Integration of Solar Envelope solutions into the building’s HVAC and lighting systems through a systemic approach is central in this Task.
Energy performance, indoor comfort and architectural integration are addressed all along the Task duration.
In the residential sector, solar thermal and PV systems are typically mounted on building roofs with limited attempt to incorporate them into the building envelope, creating aesthetic drawbacks and space availability problems. On the contrary, the use of facades is highly unexplored. Daylight control is delegated to the individuals’ management of blinds and curtains, leading to high thermal loads both during midseasons and summertime.
In the tertiary segment (offices, schools, hospitals), the roof is again, most of the time, the only surface devoted to the installation of solar thermal and PV technologies.

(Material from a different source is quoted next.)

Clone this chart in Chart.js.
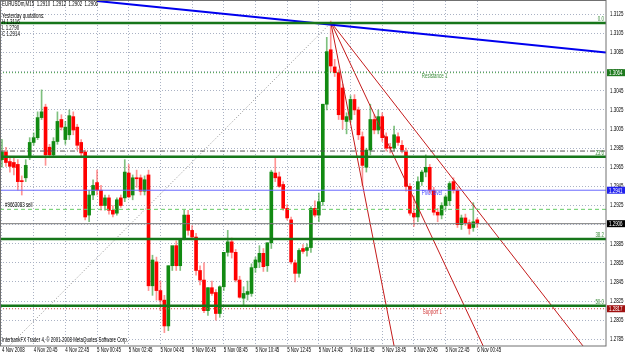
<!DOCTYPE html>
<html>
<head>
<meta charset="utf-8">
<script src="https://cdn.jsdelivr.net/npm/chart.js@4.4.0/dist/chart.umd.min.js"></script>
<style>
  html, body { margin: 0; padding: 0; background: #fff; }
  canvas { display: block; }
</style>
</head>
<body>
<canvas id="myChart" width="625" height="354"></canvas>
<script>
// EURUSDm M15, one candle every 15 minutes from 4 Nov 18:45
const opens = [
  1.2973, 1.2981, 1.2971, 1.2970, 1.2968, 1.2951, 1.2954, 1.2975, 1.2991, 1.2996,
  1.3017, 1.3028, 1.2986, 1.2978, 1.2992, 1.3015, 1.2994, 1.2999, 1.3018, 1.3007,
  1.2991, 1.2981, 1.2915, 1.2936, 1.2949, 1.2941, 1.2925, 1.2933, 1.2920, 1.2917,
  1.2933, 1.2933, 1.2959, 1.2936, 1.2954, 1.2954, 1.2940, 1.2957, 1.2841, 1.2866,
  1.2836, 1.2826, 1.2799, 1.2862, 1.2883, 1.2862, 1.2891, 1.2915, 1.2899, 1.2892,
  1.2857, 1.2847, 1.2815, 1.2839, 1.2834, 1.2812, 1.2840, 1.2876, 1.2887, 1.2876,
  1.2847, 1.2828, 1.2832, 1.2833, 1.2860, 1.2866, 1.2875, 1.2862, 1.2886, 1.2959,
  1.2955, 1.2947, 1.2922, 1.2910, 1.2865, 1.2854, 1.2880, 1.2878, 1.2881, 1.2922,
  1.2915, 1.2929, 1.3031, 1.3088, 1.3070, 1.3064, 1.3048, 1.3013, 1.3015, 1.3036,
  1.3025, 1.2997, 1.2965, 1.2983, 1.3015, 1.3004, 1.3018, 1.2997, 1.2986, 1.2985,
  1.2997, 1.2988, 1.2981, 1.2945, 1.2917, 1.2913, 1.2950, 1.2960, 1.2965, 1.2941,
  1.2918, 1.2915, 1.2925, 1.2930, 1.2950, 1.2941, 1.2905, 1.2912, 1.2907, 1.2902,
  1.2910
];
const highs = [
  1.2994, 1.2986, 1.2975, 1.2975, 1.2973, 1.2956, 1.2973, 1.2996, 1.3001, 1.3023,
  1.3046, 1.3031, 1.2989, 1.2996, 1.3023, 1.3020, 1.3013, 1.3025, 1.3023, 1.3010,
  1.2994, 1.2983, 1.2941, 1.2952, 1.2962, 1.2946, 1.2936, 1.2936, 1.2925, 1.2933,
  1.2936, 1.2973, 1.2968, 1.2957, 1.2962, 1.2957, 1.2956, 1.2962, 1.2873, 1.2871,
  1.2846, 1.2831, 1.2862, 1.2873, 1.2888, 1.2889, 1.2920, 1.2920, 1.2904, 1.2896,
  1.2862, 1.2865, 1.2839, 1.2846, 1.2837, 1.2841, 1.2876, 1.2899, 1.2891, 1.2879,
  1.2851, 1.2840, 1.2846, 1.2864, 1.2871, 1.2883, 1.2880, 1.2886, 1.2962, 1.2975,
  1.2960, 1.2950, 1.2926, 1.2913, 1.2868, 1.2880, 1.2884, 1.2885, 1.2924, 1.2930,
  1.2938, 1.3031, 1.3101, 1.3118, 1.3078, 1.3067, 1.3052, 1.3022, 1.3040, 1.3041,
  1.3028, 1.3002, 1.2985, 1.3031, 1.3020, 1.3025, 1.3022, 1.3001, 1.2990, 1.3008,
  1.3001, 1.2993, 1.2985, 1.2948, 1.2935, 1.2955, 1.2962, 1.2978, 1.2968, 1.2944,
  1.2922, 1.2928, 1.2936, 1.2950, 1.2954, 1.2944, 1.2915, 1.2916, 1.2910, 1.2928,
  1.2912
];
const lows = [
  1.2965, 1.2966, 1.2960, 1.2957, 1.2941, 1.2936, 1.2950, 1.2973, 1.2988, 1.2994,
  1.3015, 1.2967, 1.2975, 1.2976, 1.2989, 1.3004, 1.2989, 1.2994, 1.2999, 1.2983,
  1.2975, 1.2910, 1.2908, 1.2931, 1.2936, 1.2920, 1.2920, 1.2916, 1.2913, 1.2915,
  1.2923, 1.2929, 1.2933, 1.2931, 1.2944, 1.2936, 1.2936, 1.2836, 1.2831, 1.2826,
  1.2815, 1.2792, 1.2794, 1.2857, 1.2857, 1.2857, 1.2889, 1.2894, 1.2889, 1.2852,
  1.2842, 1.2813, 1.2810, 1.2831, 1.2805, 1.2808, 1.2836, 1.2872, 1.2870, 1.2845,
  1.2828, 1.2820, 1.2826, 1.2830, 1.2855, 1.2860, 1.2856, 1.2856, 1.2880, 1.2950,
  1.2944, 1.2920, 1.2910, 1.2864, 1.2845, 1.2850, 1.2875, 1.2872, 1.2876, 1.2913,
  1.2908, 1.2925, 1.3025, 1.3065, 1.3060, 1.3015, 1.3005, 1.3000, 1.3012, 1.3020,
  1.2994, 1.2946, 1.2960, 1.2978, 1.3000, 1.3000, 1.2992, 1.2982, 1.2980, 1.2982,
  1.2988, 1.2980, 1.2940, 1.2915, 1.2903, 1.2908, 1.2946, 1.2955, 1.2938, 1.2915,
  1.2908, 1.2911, 1.2920, 1.2925, 1.2938, 1.2902, 1.2900, 1.2904, 1.2895, 1.2898,
  1.2902
];
const closes = [
  1.2981, 1.2970, 1.2966, 1.2965, 1.2950, 1.2950, 1.2967, 1.2991, 1.2996, 1.3017,
  1.3023, 1.2978, 1.2978, 1.2992, 1.3013, 1.3007, 1.3007, 1.3019, 1.3004, 1.2988,
  1.2980, 1.2913, 1.2936, 1.2946, 1.2941, 1.2925, 1.2933, 1.2920, 1.2916, 1.2931,
  1.2925, 1.2960, 1.2934, 1.2954, 1.2953, 1.2940, 1.2952, 1.2841, 1.2868, 1.2836,
  1.2826, 1.2799, 1.2862, 1.2883, 1.2862, 1.2889, 1.2915, 1.2899, 1.2892, 1.2857,
  1.2847, 1.2815, 1.2839, 1.2833, 1.2812, 1.2840, 1.2876, 1.2887, 1.2876, 1.2847,
  1.2829, 1.2833, 1.2835, 1.2860, 1.2868, 1.2875, 1.2861, 1.2886, 1.2960, 1.2954,
  1.2945, 1.2922, 1.2912, 1.2866, 1.2854, 1.2878, 1.2877, 1.2881, 1.2922, 1.2915,
  1.2929, 1.3031, 1.3086, 1.3071, 1.3064, 1.3020, 1.3015, 1.3018, 1.3036, 1.3025,
  1.2999, 1.2967, 1.2983, 1.3015, 1.3004, 1.3018, 1.2996, 1.2985, 1.2985, 1.2999,
  1.2991, 1.2983, 1.2945, 1.2917, 1.2913, 1.2950, 1.2960, 1.2965, 1.2941, 1.2918,
  1.2915, 1.2925, 1.2934, 1.2948, 1.2941, 1.2905, 1.2912, 1.2907, 1.2901, 1.2908,
  1.2906
];

// one label every 8 bars (2 hours)
const timeLabels = [
  "4 Nov 2008", "4 Nov 20:45", "4 Nov 22:45", "5 Nov 00:45", "5 Nov 02:45", "5 Nov 04:45",
  "5 Nov 06:45", "5 Nov 08:45", "5 Nov 10:45", "5 Nov 12:45", "5 Nov 14:45", "5 Nov 16:45",
  "5 Nov 18:45", "5 Nov 20:45", "5 Nov 22:45", "6 Nov 00:45"
];
const priceTicks = [
  1.3125, 1.3105, 1.3085, 1.3065, 1.3045, 1.3025, 1.3005, 1.2985, 1.2965, 1.2945,
  1.2925, 1.2905, 1.2885, 1.2865, 1.2845, 1.2825, 1.2805, 1.2785
];

// objects drawn on the chart
const fibLevels = [1.3116, 1.2976, 1.2890, 1.2820];
const fibNames = ["0.0", "23.6", "38.2", "50.0"];
const resistance1 = 1.3064;
const pivotLevel = 1.2941;
const support1 = 1.2817;
const dashDotLevel = 1.2982;
const orderLevel = 1.2921;
const bidLevel = 1.2906;
const blueTrend = [{ x: 24, y: 1.3139 }, { x: 152.5, y: 1.3085 }];
const fibTrend = [{ x: -59, y: 1.2525 }, { x: 83, y: 1.3116 }];
const fanOrigin = { x: 83, y: 1.3117 };
const fanEnds = [{ x: 99, y: 1.2778 }, { x: 121.5, y: 1.2778 }, { x: 146.7, y: 1.2778 }];
const yesterday = ["Yesterday quotations:", "H 1.3116", "L 1.2790", "C 1.2914"];

const fontFamily = '"Liberation Sans", Arial, sans-serif';
const squeeze = 0.68; // MT4 text is narrow

const hline = (price, color, width, dash) => ({
  type: "line",
  data: [{ x: -0.5, y: price }, { x: 152.5, y: price }],
  borderColor: color,
  borderWidth: width,
  borderDash: dash || [],
  pointRadius: 0,
  fill: false,
  order: 0
});
const tline = (pts, color, width, dash) => ({
  type: "line",
  data: pts,
  borderColor: color,
  borderWidth: width,
  borderDash: dash || [],
  pointRadius: 0,
  fill: false,
  order: 0
});

const isBull = opens.map((o, i) => closes[i] >= o);

const bodies = {
  type: "bar",
  data: opens.map((o, i) => ({ x: i, y: [o, closes[i]] })),
  backgroundColor: isBull.map(b => b ? "#128a12" : "#ff0000"),
  barThickness: 3,
  minBarLength: 1,
  grouped: false,
  order: 1
};
const wicks = {
  type: "bar",
  data: opens.map((o, i) => ({ x: i, y: [lows[i], highs[i]] })),
  backgroundColor: isBull.map(b => b ? "rgba(20,140,20,0.55)" : "rgba(255,40,40,0.5)"),
  barThickness: 1,
  grouped: false,
  order: 2
};

const datasets = [
  hline(fibLevels[0], "#16761a", 2.5),
  hline(fibLevels[1], "#16761a", 2.5),
  hline(fibLevels[2], "#16761a", 2.5),
  hline(fibLevels[3], "#16761a", 2.5),
  hline(resistance1, "#3a9a3a", 1, [1, 2]),
  hline(dashDotLevel, "#555555", 1, [5, 2, 1, 2]),
  hline(pivotLevel, "#6a6aff", 1),
  hline(orderLevel, "#66cc66", 1, [4, 3]),
  hline(bidLevel, "#7a7a7a", 1),
  hline(support1, "#d04848", 1, [1, 2]),
  tline(blueTrend, "#0000ee", 2),
  tline(fibTrend, "#8c8c8c", 1, [1, 2]),
  ...fanEnds.map(e => tline([fanOrigin, e], "#c41a1a", 1)),
  bodies,
  wicks
];

function txt(ctx, s, x, y, align) {
  ctx.save();
  ctx.translate(x, y);
  ctx.scale(squeeze, 1);
  ctx.textAlign = align || "left";
  ctx.fillText(s, 0, 0);
  ctx.restore();
}

const notes = {
  id: "notes",
  afterDraw(chart) {
    const { ctx, chartArea: a, scales: { x, y } } = chart;
    ctx.save();
    // frame
    ctx.strokeStyle = "#707070";
    ctx.lineWidth = 1;
    ctx.strokeRect(0.5, 0.5, a.right - 0.5, a.bottom - 0.5);

    ctx.font = "6.5px " + fontFamily;
    ctx.textBaseline = "middle";
    ctx.fillStyle = "#000";

    // axis labels through the scales
    priceTicks.forEach(p => txt(ctx, p.toFixed(4), a.right + 4, y.getPixelForValue(p)));
    timeLabels.forEach((t, k) => txt(ctx, t, x.getPixelForValue(k * 8), a.bottom + 4.5));

    txt(ctx, "EURUSDm,M15  1.2910  1.2912  1.2902  1.2906", 2, 4.5);
    yesterday.forEach((t, k) => txt(ctx, t, 2, 16 + k * 6));
    txt(ctx, "InterbankFX Trader 4, \u00a9 2001-2008 MetaQuotes Software Corp.", 2, 340.5);
    txt(ctx, "#9663083 sell", 5, y.getPixelForValue(orderLevel) - 4);

    // fibonacci level names
    ctx.fillStyle = "#3c8c3c";
    fibLevels.forEach((p, k) => txt(ctx, fibNames[k], a.right - 2, y.getPixelForValue(p) - 3.5, "right"));

    // pivot texts
    const px = x.getPixelForValue(106);
    ctx.fillStyle = "#3c8c3c";
    txt(ctx, "Resistance 1", px, y.getPixelForValue(resistance1) + 3.5);
    ctx.fillStyle = "#3c3cff";
    txt(ctx, "Pivot level", px, y.getPixelForValue(pivotLevel) + 3);
    ctx.fillStyle = "#d03030";
    txt(ctx, "Support 1", px + 1, y.getPixelForValue(support1) + 3.5);

    // price boxes on the axis
    const boxes = [
      [resistance1, "#1e7a1e"], [pivotLevel, "#2222ee"], [bidLevel, "#000000"], [support1, "#a01010"]
    ];
    boxes.forEach(([p, c]) => {
      const py = y.getPixelForValue(p);
      ctx.fillStyle = c;
      ctx.fillRect(a.right + 1, py - 3.5, 18, 7);
      ctx.fillStyle = "#fff";
      txt(ctx, p.toFixed(4), a.right + 3, py + 0.5);
    });
    ctx.restore();
  }
};

const tickIdx = timeLabels.map((t, k) => k * 8);

new Chart(document.getElementById("myChart"), {
  data: { datasets },
  options: {
    responsive: false,
    devicePixelRatio: 1,
    animation: false,
    events: [],
    layout: { padding: { top: 1, left: 0, right: 0, bottom: 0 } },
    plugins: { legend: { display: false }, tooltip: { enabled: false } },
    scales: {
      x: {
        type: "linear",
        min: -0.5,
        max: 152.5,
        offset: false,
        afterBuildTicks: s => { s.ticks = tickIdx.map(v => ({ value: v })); },
        afterFit: s => { s.height = 8; },
        ticks: { display: false },
        grid: { color: "#aab2c4", drawTicks: false, offset: false },
        border: { display: false, dash: [1, 2] }
      },
      y: {
        position: "right",
        min: 1.2778,
        max: 1.3139,
        afterBuildTicks: s => { s.ticks = priceTicks.map(v => ({ value: v })); },
        afterFit: s => { s.width = 19; },
        ticks: { display: false },
        grid: { color: "#aab2c4", drawTicks: false },
        border: { display: false, dash: [1, 2] }
      }
    }
  },
  plugins: [notes]
});
</script>
</body>
</html>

While daylight control is now state of the art in terms of shading effect, the utilization of shading devices to also redirect natural light into the room, improving visual comfort at the same time, has still to be improved.
Moreover, when energy efficient technologies are installed together with traditional ones, frequently the first are just “added on top” of the main systems, thereby investment costs burst and performance are hardly optimised.
The Task will focus on solutions looking at the mass market through an industrialised integration of active components into envelope elements. This is believed to provide the lowest cost-to-benefit ratio by:
- Optimising the installation and maintenance costs
- Entailing optimised control and continuous monitoring
- Providing reliable operation and predictable performance
- Eventually ensuring that more than one function is covered among the ones stated above (multifunctional systems)
- Substituting part of the backup system, instead of adding functionalities
- Reducing primary energy use by optimising the yearly solar energy utilization.
Despite the focus on industrialised solutions, best practices in terms of customised solutions will be also analysed in an attempt to assess their performance and potential adoption on the market.
The strategic objective of the Task is to coordinate the research and innovation effort taking place within the scientific community and the private sector, towards the utilization of envelope integrated technologies.